CELL TREATMENT STOPS PARKINSON
NTCELL stops Parkinson’s disease progression
one year after treatment
Over a year after treatment all four patients who took part in Living Cell Technologies Limited’s Phase I/IIa clinical study of NTCELL® for Parkinson’s disease remain well, and at 58 weeks post-implant there are no safety concerns.
In all four patients NTCELL treatment has stopped the progression of Parkinson’s disease as measured by globally accepted and validated neurological rating scales.

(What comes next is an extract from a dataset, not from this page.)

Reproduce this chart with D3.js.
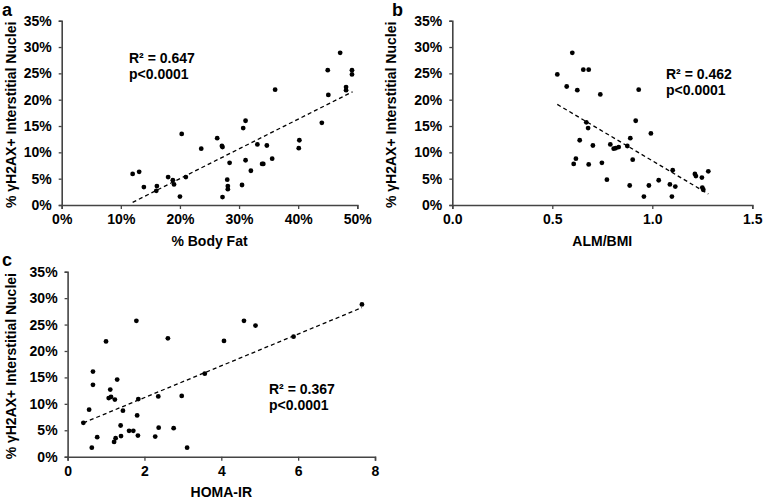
<!DOCTYPE html>
<html><head><meta charset="utf-8">
<script src="https://cdn.jsdelivr.net/npm/d3@7"></script>
<style>
html,body{margin:0;padding:0;background:#fff;}
svg text{font-family:"Liberation Sans",Arial,Helvetica,sans-serif;font-weight:bold;fill:#000;}
</style></head>
<body>
<svg id="chart" width="765" height="501"></svg>
<script>
// ---- Data ----
const yTicks = [0, 5, 10, 15, 20, 25, 30, 35];
const yTitle = "% γH2AX+ Interstitial Nuclei";

// Panel a: % Body Fat vs % γH2AX+
const aXTicks = [0, 10, 20, 30, 40, 50];
const aBodyFat = [12.0,13.1,13.9,16.1,16.0,18.0,18.8,19.0,20.0,20.3,21.0,23.6,26.3,27.1,27.2,27.2,28.0,28.1,28.1,28.4,30.5,30.7,31.1,31.1,32.0,33.1,33.9,34.1,34.7,35.6,36.1,40.1,40.2,44.0,45.0,45.1,47.1,48.1,48.1,49.1,49.1];
const aNuclei  = [5.9,6.3,3.4,3.6,2.7,5.3,4.7,3.9,1.6,13.5,5.3,10.7,12.7,11.2,11.0,1.5,4.8,3.6,3.0,8.0,3.8,14.6,16.0,8.5,6.5,11.5,7.8,7.8,11.3,8.8,21.9,10.8,12.3,15.6,25.6,20.9,28.9,22.4,21.8,25.6,24.8];
const aTrendX = [12.0, 49.2];
const aTrendY = [0.5, 21.5];

// Panel b: ALM/BMI vs % γH2AX+
const bXTicks = [0, 0.5, 1.0, 1.5];
const bAlmBmi = [0.525,0.600,0.572,0.625,0.655,0.682,0.740,0.932,0.670,0.679,0.637,0.618,0.607,0.703,0.682,0.748,0.790,0.807,0.817,0.832,0.773,0.890,0.875,0.902,0.887,0.917,0.958,0.983,0.993,1.032,1.102,1.088,1.115,1.098,1.213,1.218,1.248,1.280,1.250,1.255];
const bNuclei  = [24.8,28.9,22.5,21.8,25.7,25.7,21.0,21.9,15.7,14.6,12.3,8.8,7.8,11.3,7.7,8.0,11.5,10.7,10.8,11.0,4.8,12.7,11.2,8.6,3.7,16.0,1.6,3.7,13.6,4.7,6.6,3.9,3.5,1.6,5.9,5.5,5.2,6.4,3.3,2.9];
const bTrendX = [0.525, 1.28];
const bTrendY = [19.1, 2.1];

// Panel c: HOMA-IR vs % γH2AX+
const cXTicks = [0, 2, 4, 6, 8];
const cHoma   = [1.79,2.61,1.00,0.66,0.66,1.29,1.11,1.07,1.13,1.23,2.36,1.84,0.56,1.44,0.41,1.81,1.38,0.77,0.63,1.25,1.21,1.39,1.60,1.71,1.83,2.28,2.37,4.07,4.59,4.89,5.88,3.57,2.97,2.76,3.11,7.66];
const cNuclei = [25.7,22.4,21.8,16.1,13.6,14.6,12.7,11.1,11.3,10.8,11.4,10.9,8.9,8.7,6.4,7.8,5.9,3.7,1.7,3.5,2.8,3.9,4.9,4.9,4.0,3.8,5.5,21.9,25.7,24.8,22.7,15.7,11.5,5.4,1.7,28.8];
const cTrendX = [0.41, 7.66];
const cTrendY = [6.4, 28.2];

const panelLetters = ["a", "b", "c"];
const xTitles = ["% Body Fat", "ALM/BMI", "HOMA-IR"];
const statsR2 = ["R² = 0.647", "R² = 0.462", "R² = 0.367"];
const statsP = ["p<0.0001", "p<0.0001", "p<0.0001"];

// ---- Layout ----
const panels = [
  {xs:aBodyFat, ys:aNuclei, tx:aTrendX, ty:aTrendY, xt:aXTicks, xfmt:d=>d+"%", xdom:[0,50],
   x0:61.7, x1:357.3, y0:205, y1:20.7, letter:[2,16], ylabX:11, xtitleY:246, stat:[129,63]},
  {xs:bAlmBmi, ys:bNuclei, tx:bTrendX, ty:bTrendY, xt:bXTicks, xfmt:d3.format(".1f"), xdom:[0,1.5],
   x0:452.3, x1:752.3, y0:205, y1:20.7, letter:[392,16], ylabX:391, xtitleY:246, stat:[666,79]},
  {xs:cHoma, ys:cNuclei, tx:cTrendX, ty:cTrendY, xt:cXTicks, xfmt:d3.format("d"), xdom:[0,8],
   x0:67.6, x1:375, y0:456.7, y1:271.7, letter:[2,266], ylabX:11, xtitleY:497, stat:[269,394]}
];

const svg = d3.select("#chart");
const axisColor = "#444";

panels.forEach((p, i) => {
  const x = d3.scaleLinear().domain(p.xdom).range([p.x0, p.x1]);
  const y = d3.scaleLinear().domain([0, 35]).range([p.y0, p.y1]);
  const g = svg.append("g");

  // y axis
  const ya = g.append("g").attr("transform", `translate(${p.x0},0)`)
    .call(d3.axisLeft(y).tickValues(yTicks).tickFormat(d => d + "%").tickSizeOuter(0).tickSize(3).tickPadding(7));
  // x axis
  const xa = g.append("g").attr("transform", `translate(0,${p.y0})`)
    .call(d3.axisBottom(x).tickValues(p.xt).tickFormat(p.xfmt).tickSizeOuter(0).tickSize(4).tickPadding(5));
  [ya, xa].forEach(a => {
    a.select(".domain").attr("stroke", axisColor).attr("stroke-width", 1.6);
    a.selectAll(".tick line").attr("stroke", axisColor).attr("stroke-width", 1.3);
    a.selectAll(".tick text").attr("font-size", 14).attr("fill", "#000")
      .attr("font-family", '"Liberation Sans",Arial,sans-serif').attr("font-weight", "bold");
  });

  // trend line
  g.append("line")
    .attr("x1", x(p.tx[0])).attr("y1", y(p.ty[0]))
    .attr("x2", x(p.tx[1])).attr("y2", y(p.ty[1]))
    .attr("stroke", "#000").attr("stroke-width", 1.3).attr("stroke-dasharray", "4,3");

  // points
  g.selectAll("circle.pt").data(p.xs.map((v, k) => [v, p.ys[k]])).enter()
    .append("circle").attr("class", "pt")
    .attr("cx", d => x(d[0])).attr("cy", d => y(d[1])).attr("r", 2.4).attr("fill", "#000");

  // axis titles
  g.append("text").attr("x", (p.x0 + p.x1) / 2).attr("y", p.xtitleY)
    .attr("text-anchor", "middle").attr("font-size", 14).text(xTitles[i]);
  g.append("text")
    .attr("transform", `translate(${p.ylabX + 5},${(p.y0 + p.y1) / 2 + 2}) rotate(-90)`)
    .attr("text-anchor", "middle").attr("font-size", 14).text(yTitle);

  // panel letter
  g.append("text").attr("x", p.letter[0]).attr("y", p.letter[1]).attr("font-size", 18).text(panelLetters[i]);

  // stats
  g.append("text").attr("x", p.stat[0]).attr("y", p.stat[1]).attr("font-size", 14).text(statsR2[i]);
  g.append("text").attr("x", p.stat[0]).attr("y", p.stat[1] + 16).attr("font-size", 14).text(statsP[i]);
});
</script>
</body></html>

NTCELL® is a choroid plexus cell product with the potential to treat neurodegenerative diseases. Choroid plexus cells help produce cerebrospinal fluid as well as a range of neurotrophins (nerve growth factors) that have been shown to protect against neuron (nerve) cell death in animal models of disease.
Moreover, as the chart below shows, after 58 weeks there is a clinically and statistically significant improvement in all the patients’ neurological score from their pre-implant baseline.
Parkinson’s disease progression is measured by a neurological rating scale, Unified Parkinson’s Disease Rating Scale (UPDRS). The UPDRS score increases by approximately 4 to 5 points each year as Parkinson’s disease progresses.
NTCELL’s ability to decrease UPDRS by an average of 16 points after 58 weeks is clinically significant, representing a 3 to 4 year reversal of neurological deterioration. In the first patient the improvement is maintained at 74 weeks after NTCELL implant.
Dr Ken Taylor, chief executive, says the sustained improvement of the patients is pleasing, particularly as no other treatment has been able to maintain long term reversal of the effects of Parkinson’s disease.
“We are delighted with the continued positive outcome of the study. It certainly adds anticipation and motivation to our authorised Phase IIb study, which we plan to initiate on 24 February.”
The planned Phase IIb study aims to confirm the most effective dose of NTCELL, define any placebo component of the response and further identify the initial target Parkinson’s disease patient sub group.
“Our goal is to obtain provisional consent and launch NTCELL as the first disease modifying treatment for Parkinson’s disease in 2017,” says Dr Taylor.